— Start Record list —
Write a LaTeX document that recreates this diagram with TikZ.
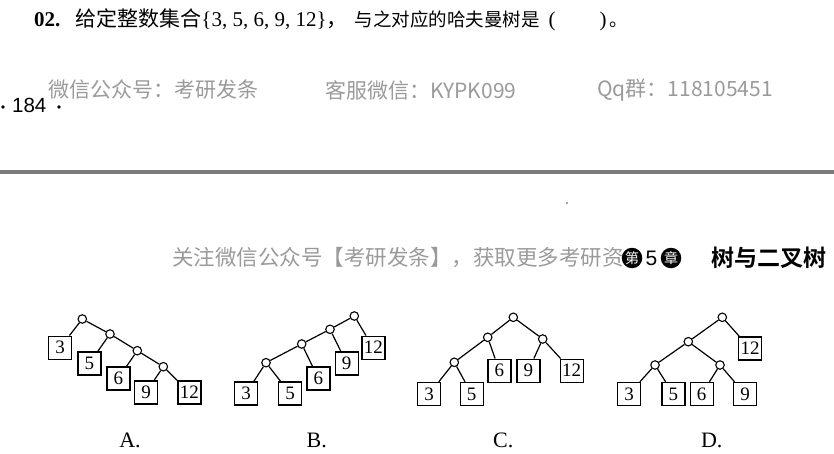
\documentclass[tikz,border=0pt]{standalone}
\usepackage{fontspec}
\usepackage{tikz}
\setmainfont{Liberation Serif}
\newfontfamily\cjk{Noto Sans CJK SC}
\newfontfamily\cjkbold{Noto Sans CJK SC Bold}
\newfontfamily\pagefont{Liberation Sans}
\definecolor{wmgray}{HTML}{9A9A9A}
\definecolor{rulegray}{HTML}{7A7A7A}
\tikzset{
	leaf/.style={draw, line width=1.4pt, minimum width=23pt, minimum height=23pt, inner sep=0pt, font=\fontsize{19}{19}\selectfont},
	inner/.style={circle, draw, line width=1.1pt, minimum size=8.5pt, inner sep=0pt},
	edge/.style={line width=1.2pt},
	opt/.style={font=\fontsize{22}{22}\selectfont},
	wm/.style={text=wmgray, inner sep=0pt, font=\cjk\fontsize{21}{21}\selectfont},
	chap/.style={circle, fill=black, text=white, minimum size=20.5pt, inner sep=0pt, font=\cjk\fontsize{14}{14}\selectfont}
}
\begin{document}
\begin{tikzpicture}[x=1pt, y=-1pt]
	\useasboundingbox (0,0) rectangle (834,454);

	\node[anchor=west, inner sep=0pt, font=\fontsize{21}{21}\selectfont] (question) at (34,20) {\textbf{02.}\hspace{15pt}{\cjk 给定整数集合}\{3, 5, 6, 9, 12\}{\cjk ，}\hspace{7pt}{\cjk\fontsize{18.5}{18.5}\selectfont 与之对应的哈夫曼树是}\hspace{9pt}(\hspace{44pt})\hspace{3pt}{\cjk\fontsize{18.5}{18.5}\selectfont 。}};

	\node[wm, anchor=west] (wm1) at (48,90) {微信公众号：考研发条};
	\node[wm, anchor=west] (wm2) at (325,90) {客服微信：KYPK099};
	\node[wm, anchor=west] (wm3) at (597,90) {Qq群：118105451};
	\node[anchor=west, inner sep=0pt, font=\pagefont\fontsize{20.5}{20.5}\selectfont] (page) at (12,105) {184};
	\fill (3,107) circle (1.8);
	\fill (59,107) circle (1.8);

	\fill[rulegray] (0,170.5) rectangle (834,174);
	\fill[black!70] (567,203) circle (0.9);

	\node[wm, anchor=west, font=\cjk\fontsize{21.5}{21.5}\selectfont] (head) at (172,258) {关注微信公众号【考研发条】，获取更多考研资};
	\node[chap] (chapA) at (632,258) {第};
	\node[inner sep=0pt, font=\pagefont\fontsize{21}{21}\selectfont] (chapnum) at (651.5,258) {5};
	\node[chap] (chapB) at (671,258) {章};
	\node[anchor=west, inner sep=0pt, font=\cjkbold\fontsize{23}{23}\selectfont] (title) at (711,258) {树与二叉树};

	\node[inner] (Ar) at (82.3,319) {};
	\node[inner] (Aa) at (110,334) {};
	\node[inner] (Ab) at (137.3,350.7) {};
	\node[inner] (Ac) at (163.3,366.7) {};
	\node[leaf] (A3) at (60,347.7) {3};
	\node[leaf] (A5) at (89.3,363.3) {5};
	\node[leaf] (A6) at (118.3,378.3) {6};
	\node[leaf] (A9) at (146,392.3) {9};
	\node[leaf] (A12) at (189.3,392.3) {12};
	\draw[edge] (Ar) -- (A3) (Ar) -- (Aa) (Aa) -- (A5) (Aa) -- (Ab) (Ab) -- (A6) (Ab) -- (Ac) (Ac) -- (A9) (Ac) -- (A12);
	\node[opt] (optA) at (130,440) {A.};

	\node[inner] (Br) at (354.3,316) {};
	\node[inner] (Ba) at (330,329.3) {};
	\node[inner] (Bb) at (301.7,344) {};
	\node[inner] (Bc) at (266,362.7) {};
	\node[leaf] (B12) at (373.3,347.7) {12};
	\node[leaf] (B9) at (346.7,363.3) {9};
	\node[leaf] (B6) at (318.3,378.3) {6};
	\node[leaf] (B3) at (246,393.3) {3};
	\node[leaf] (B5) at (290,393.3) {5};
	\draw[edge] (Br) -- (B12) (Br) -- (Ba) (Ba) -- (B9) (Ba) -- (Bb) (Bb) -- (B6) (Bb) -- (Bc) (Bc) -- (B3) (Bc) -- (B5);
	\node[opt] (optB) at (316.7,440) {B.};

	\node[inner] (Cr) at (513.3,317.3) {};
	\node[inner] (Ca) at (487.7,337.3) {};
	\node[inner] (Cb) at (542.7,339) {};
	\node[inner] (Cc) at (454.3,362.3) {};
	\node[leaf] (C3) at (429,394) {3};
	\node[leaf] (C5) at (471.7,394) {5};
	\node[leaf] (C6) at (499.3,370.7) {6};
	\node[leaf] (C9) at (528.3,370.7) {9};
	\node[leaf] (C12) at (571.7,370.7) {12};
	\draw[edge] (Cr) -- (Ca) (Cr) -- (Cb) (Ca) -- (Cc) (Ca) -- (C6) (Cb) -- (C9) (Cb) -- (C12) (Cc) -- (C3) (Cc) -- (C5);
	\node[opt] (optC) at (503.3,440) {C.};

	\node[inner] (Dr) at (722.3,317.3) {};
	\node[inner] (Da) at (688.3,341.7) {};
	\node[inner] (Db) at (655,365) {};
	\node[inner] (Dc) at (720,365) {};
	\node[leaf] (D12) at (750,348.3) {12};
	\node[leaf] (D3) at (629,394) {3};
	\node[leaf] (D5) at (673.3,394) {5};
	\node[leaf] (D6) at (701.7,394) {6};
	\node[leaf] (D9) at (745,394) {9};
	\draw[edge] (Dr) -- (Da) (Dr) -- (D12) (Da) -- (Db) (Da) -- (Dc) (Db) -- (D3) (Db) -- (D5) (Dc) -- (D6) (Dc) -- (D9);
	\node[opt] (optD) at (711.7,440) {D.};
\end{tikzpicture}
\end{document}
— End Record list —
— Start Record list —
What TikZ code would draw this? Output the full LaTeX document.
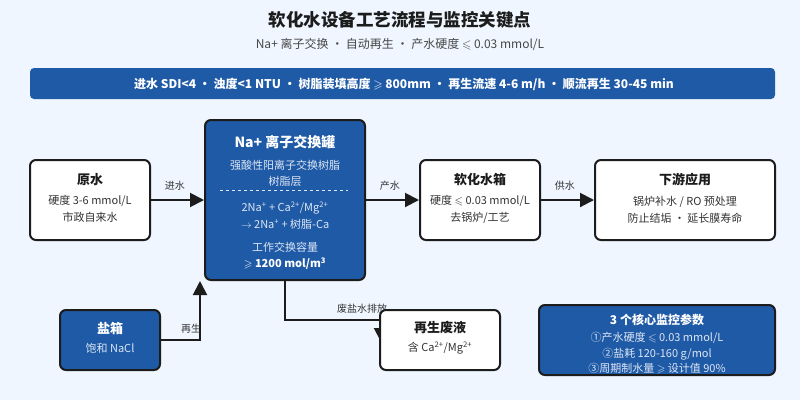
— End Record list —
◆ **Brief**: Identify every line above that includes the word "LaTeX", and show those lines.

◆ **Correct result**:
Write a LaTeX document that recreates this diagram with TikZ.
What TikZ code would draw this? Output the full LaTeX document.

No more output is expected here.